South Africa is so rich these days that we are now exporting our gene pool.

South Africa is so rich these days that we are now exporting our gene pool.

We were discussing the cricket World Cup and trying to sound knowledgeable about the decisions made by the umpires.

Everyone laughed when I told the taxi crew that I taught myself how to read cricket on TV. Whenever I heard the LBW decision I would turn to my mother and say: "They got him through his elbow."

I used to know nothing about "leg before wicket" and even now I sometimes think "elbow" before correcting myself.

The members all agreed that cricket was a lovely game even if it was excrutiatingly slow and there was a lot of time wasting while umpires checked this or that.

We also agreed that it was a typically English game because the men are covered from head to toe. There is no tantalising glimpse of a shapely calve or bun. The team's outfits are a relic of the prudish Victorian era.

It was a lazy discussion which did not require any brain power until we were shocked to learn that we South Africans have a cousin in the Sri Lankan team.

His name is Malinga Bandara. He is a bowler and is 27 years old. He looks like any guy from Eldorado Park or Bosmont. Apparently the Sri Lankans, like the Chinese, use their surnames ahead of their first names.

Aunty Emma, who knows these things, says that Malinga might be the offspring of a footloose, young man from Umlazi in KwaZulu-Natal.

She said she suspects that the Umlazi Malinga might have been hit by wanderlust and hopped on to a boat bound for China.

Perhaps he left his gene imprint in Sri Lanka during a stopover there.
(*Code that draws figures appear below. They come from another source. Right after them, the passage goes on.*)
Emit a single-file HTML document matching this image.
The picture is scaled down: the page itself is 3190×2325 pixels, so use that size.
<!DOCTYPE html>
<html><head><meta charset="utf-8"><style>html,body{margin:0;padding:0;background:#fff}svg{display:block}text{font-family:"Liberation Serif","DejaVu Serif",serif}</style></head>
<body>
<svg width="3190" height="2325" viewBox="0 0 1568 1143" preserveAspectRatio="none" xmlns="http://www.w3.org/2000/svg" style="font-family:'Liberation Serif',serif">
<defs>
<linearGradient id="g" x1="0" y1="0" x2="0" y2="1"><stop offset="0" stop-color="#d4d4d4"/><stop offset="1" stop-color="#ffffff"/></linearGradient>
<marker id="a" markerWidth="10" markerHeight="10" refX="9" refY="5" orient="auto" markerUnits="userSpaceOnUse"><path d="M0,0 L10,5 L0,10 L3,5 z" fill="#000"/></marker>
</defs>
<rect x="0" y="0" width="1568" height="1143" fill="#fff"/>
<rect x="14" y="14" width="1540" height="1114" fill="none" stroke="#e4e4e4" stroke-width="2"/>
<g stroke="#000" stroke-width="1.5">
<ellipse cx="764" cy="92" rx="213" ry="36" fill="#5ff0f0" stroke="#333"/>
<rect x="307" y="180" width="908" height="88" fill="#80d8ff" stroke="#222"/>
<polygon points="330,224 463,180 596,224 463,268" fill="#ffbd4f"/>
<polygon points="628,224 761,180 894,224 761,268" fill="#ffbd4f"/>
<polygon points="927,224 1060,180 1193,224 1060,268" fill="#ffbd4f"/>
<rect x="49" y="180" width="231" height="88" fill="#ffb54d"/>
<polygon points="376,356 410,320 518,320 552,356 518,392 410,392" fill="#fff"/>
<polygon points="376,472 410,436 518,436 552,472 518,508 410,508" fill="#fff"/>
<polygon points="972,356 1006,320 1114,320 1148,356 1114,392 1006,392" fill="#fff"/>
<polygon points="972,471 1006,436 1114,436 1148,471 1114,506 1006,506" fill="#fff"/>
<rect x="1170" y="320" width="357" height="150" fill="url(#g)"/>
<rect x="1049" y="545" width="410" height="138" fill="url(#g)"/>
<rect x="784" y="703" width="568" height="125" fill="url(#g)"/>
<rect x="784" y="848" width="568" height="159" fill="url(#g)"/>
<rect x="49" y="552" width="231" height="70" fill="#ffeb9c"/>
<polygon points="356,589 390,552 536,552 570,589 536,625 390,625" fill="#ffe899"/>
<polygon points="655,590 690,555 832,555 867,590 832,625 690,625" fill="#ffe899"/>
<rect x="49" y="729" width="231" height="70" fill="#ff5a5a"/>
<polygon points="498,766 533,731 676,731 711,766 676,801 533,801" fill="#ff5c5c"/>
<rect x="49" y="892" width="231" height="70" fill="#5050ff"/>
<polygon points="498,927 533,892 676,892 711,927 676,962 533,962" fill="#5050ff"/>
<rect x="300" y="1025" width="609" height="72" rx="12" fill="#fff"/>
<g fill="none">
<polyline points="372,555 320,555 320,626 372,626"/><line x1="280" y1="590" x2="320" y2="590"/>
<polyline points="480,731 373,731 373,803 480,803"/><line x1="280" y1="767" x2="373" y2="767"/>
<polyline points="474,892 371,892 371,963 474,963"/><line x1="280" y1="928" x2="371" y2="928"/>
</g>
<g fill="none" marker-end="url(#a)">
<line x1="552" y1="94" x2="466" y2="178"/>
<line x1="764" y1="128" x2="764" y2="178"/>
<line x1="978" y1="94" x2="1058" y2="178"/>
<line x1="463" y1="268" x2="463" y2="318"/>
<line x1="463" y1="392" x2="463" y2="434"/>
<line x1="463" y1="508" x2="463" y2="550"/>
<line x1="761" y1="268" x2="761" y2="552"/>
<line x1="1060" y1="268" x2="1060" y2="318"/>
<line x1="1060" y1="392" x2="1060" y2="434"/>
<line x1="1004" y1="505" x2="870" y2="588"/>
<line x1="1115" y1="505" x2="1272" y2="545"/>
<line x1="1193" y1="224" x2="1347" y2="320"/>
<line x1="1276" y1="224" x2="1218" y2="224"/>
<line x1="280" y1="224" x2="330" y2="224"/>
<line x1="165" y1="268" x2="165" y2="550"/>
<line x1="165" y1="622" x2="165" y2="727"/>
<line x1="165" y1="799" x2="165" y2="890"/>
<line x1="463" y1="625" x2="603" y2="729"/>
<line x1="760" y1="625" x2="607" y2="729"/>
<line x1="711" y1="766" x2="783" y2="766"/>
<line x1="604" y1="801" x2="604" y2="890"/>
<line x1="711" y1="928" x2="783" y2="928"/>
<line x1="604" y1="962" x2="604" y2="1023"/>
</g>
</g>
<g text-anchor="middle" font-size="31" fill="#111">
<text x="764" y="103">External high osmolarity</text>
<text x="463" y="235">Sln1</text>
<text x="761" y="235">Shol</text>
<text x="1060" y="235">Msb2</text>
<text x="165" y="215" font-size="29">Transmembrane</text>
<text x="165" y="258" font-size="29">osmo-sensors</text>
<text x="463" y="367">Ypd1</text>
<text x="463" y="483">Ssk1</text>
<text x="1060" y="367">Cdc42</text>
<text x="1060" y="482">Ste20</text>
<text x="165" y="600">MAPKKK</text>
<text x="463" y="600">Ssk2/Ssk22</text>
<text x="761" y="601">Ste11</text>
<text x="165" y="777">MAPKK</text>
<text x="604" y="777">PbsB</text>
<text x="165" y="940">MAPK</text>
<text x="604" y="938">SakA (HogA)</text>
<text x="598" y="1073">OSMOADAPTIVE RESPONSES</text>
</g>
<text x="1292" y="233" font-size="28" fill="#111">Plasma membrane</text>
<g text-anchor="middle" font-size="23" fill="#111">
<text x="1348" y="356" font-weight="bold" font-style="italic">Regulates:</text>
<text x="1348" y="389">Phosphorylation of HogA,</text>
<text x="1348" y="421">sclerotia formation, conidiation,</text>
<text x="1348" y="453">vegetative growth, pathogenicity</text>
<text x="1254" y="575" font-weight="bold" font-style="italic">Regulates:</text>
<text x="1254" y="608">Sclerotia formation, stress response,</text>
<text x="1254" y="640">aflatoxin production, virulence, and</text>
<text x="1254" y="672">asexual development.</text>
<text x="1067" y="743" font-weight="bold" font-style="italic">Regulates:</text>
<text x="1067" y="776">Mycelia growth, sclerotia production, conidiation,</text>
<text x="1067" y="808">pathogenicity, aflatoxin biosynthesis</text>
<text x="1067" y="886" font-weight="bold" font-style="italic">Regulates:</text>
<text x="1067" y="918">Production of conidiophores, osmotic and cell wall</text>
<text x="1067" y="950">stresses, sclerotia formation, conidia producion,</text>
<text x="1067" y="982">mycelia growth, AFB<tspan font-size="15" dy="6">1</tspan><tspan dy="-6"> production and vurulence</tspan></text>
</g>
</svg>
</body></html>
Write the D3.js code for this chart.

Aunty said the boy will not be lucky though the Sri Lankans once won the cricket World Cup. His errant ancestor forgot or did not stay long enough in that country to do right by the boy.

We have resolved to adopt the young Malinga until the end of the tourney. We will be in his corner and cheer him on together with his teammates.

We hope he will not disappoint us because of his father's careless attitude. He must not hold it against us that the rituals were not observed at his birth.

We have decided to write to him and tell him that he is our kin. He can come to South Africa after they win to meet all his relatives.

With his financial help, we will happily do the right thing for him and introduce him to the house of Gumakhulu so that his ancestors are with him all his life.

The members will try and compile a history of the Malingas, especially any who live in Umlazi, along with a clan name and praise song.

We will then invite a few of his Joburg relatives for a party to welcome him home.

Malinga, Gumakhulu, Zindela - we are waiting for you and your millions.